9 Rights Your Child Should Know Of
Every human being — man or woman, adult or child — should be guaranteed basic rights. Children’s rights are often infringed, it’s the duty of parents to right this wrong.
By Ashwin Lobo • 7 min read
When a child comes into this world, he does not know what to expect. Will she have a fulfilling life where her parents keep her safe, she has enough to eat, she gets a good education, and she’s safe from exploitation? Or, will she have the misfortune of being born into a family where she’s deprived of even these basic rights?
Children are a priority and the most important part of parents' lives. As parents, we go to great lengths to ensure our children's well-being and meet their needs. However, there is something that most of us fail to do. Can you guess what it could be?

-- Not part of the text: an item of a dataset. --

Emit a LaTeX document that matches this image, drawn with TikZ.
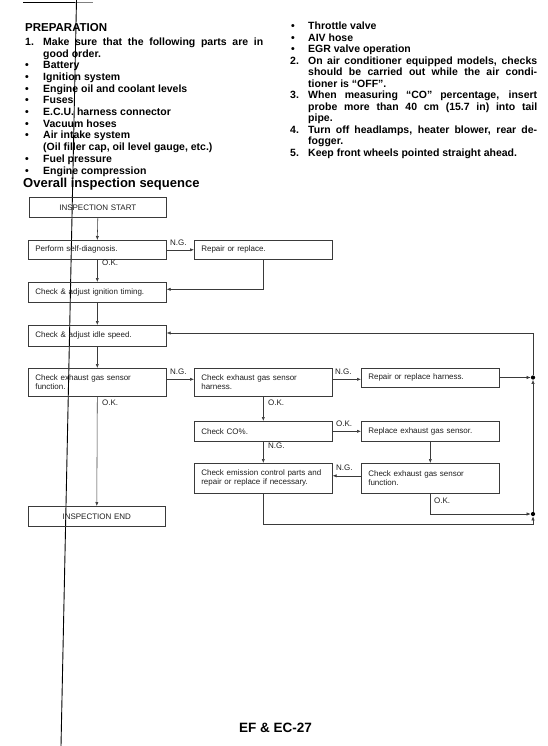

Well, it is making our children aware of their rights. But, why do to we fail to do that? The answer, unfortunately, lies in the fact that most of us aren't aware of the rights that our children have.
The United Nations adopted a Convention on the Rights of the Child in 1989, which includes a list of rights that protect children and ensure their welfare. It came into force on 2 September 1990. All member states are expected to ensure that children are granted these rights and, thus, enjoy a safe childhood.
Here are nine important rights from the Convention that you must be aware of, as a parent, and educate your child on them as well:
- Article 24 — Right to health care: Every child should be provided with quality health care, clean water, healthy food and a safe environment. Additionally, a child should have easy access to information on how to stay healthy. Over and above these, article 23 states that a disabled child should be provided with special care and support, as per her requirements.
- Article 28 — Right to education: Every child should have access to free primary education. Additionally, school discipline should be administered keeping in mind the child’s dignity. It is the responsibility of governments to review schools’ discipline policies, take measures to encourage regular attendance, and attempt to reduce drop-out rates.
- Article 29 — Right to education for overall development: Education should help in the development of a child's personality, inculcate in him a respect for human rights and national values, and foster a feeling of peace and understanding.
- Article 31 — Right to rest, leisure and play: A child has the right to rest, relax and engage in recreational activities. Also, appropriate and equal opportunities should be given to every child to participate in cultural, artistic and recreational activities. This article has been included with the realisation that play is a very important part of a child's development.
- Article 32 — Right to protection from economic exploitation: A child should be protected from performing work that is hazardous or exploitative. No work that children engage in should infringe on any of their rights, including their right to education, and leisure and play. However, there is no law which says that parents cannot ask their child to help out at home, provided what the child has been asked to do is an age-appropriate task.
- Article 33 — Right to protection from drugs: All possible measures should be put in place to protect a child from using illicit drugs and narcotic substances. Measures should also be taken to prevent the use of a child in the production and trafficking of such illegal substances.
- Article 34 — Right to protection from sexual exploitation and abuse: The member states should ensure that children are protected from all kinds of sexual abuse and exploitation. The measures also include ensuring that a child isn't forced into sexual activities, prostitution and exploitation through pornography.
- Article 37 — Right to protection from torture, or inhuman and harsh punishment: No child should be tortured or treated in an inhumane manner. Juvenile offenders should not be awarded capital punishment or life imprisonment. A child’s liberty shall be paramount; even while being held in legal custody, a child should be allowed to meet parents or legal guardians. Also, a child has the right to prompt access to legal help.
- Article 39 — Right to rehabilitation: A child who is a victim of torture, neglect or abuse should be provided with all possible help for recovery and rehabilitation. Such recovery should take place in an environment which fosters the health, self-esteem and dignity of the child.
While the United Nations Convention on the Rights of the Child has spelt out the rights every child should enjoy, it is up to us to ensure these are implemented. Not only would this help children enjoy their childhood but also make the world a better and safer place.